Your other function, where nterms is an argument does not have this problem. When you call it with some argument, e.g. pi_2(N), then N has a value with a type. In your case an Int. The compiler then knows that nterms is an Int, that nterms-1 is an Int, that 0:nterms-1 is a UnitRange{Int}, that collect(0:nterms-1) will be a Vector{Int}, that k is an Int, that k % 2 is an Int, and so on. It will insert very efficient code.

Another thing I find non-julian is the initializations factor=1.0 and k=0. They serve no purpose in this function. A variable in julia is not a “box” which is kept the same, but with replaced content, throughout its scope. It’s just a name for a value. It’s the value which has a type, so the factor=1.0 and k=0 do not fix the type of the variables, they are simply forgotten as soon as you assign new values to factor and k.

The last thing, which is unusual, is the use of collect(0:N-1).

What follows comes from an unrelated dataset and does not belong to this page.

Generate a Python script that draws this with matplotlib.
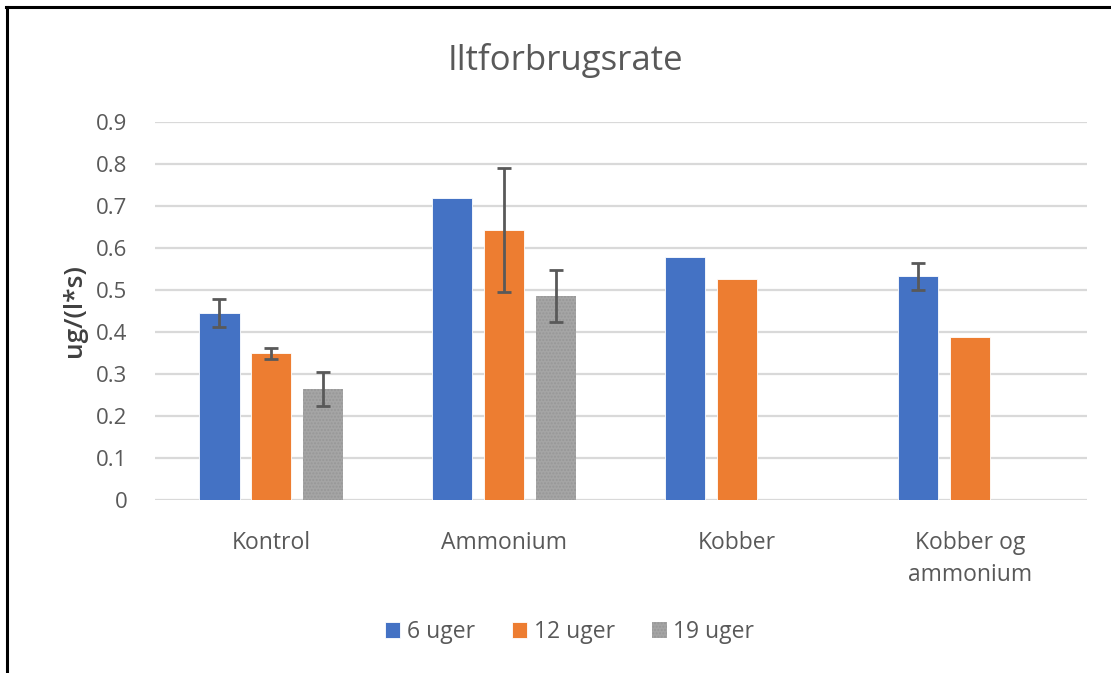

It allocates an array with content [0, 1, 2, ..., N-1] which k is iterated over. However, if you write for k = 0:N-1, you will still iterate over the same values, without the extra allocation. There are cases where you want such an array, e.g. if you want to delete some of the entries, but in the example it’s superfluous.

2 Likes

@GunnarFarneback, @mikmoore and @sgaure Thank you all for insightful replies.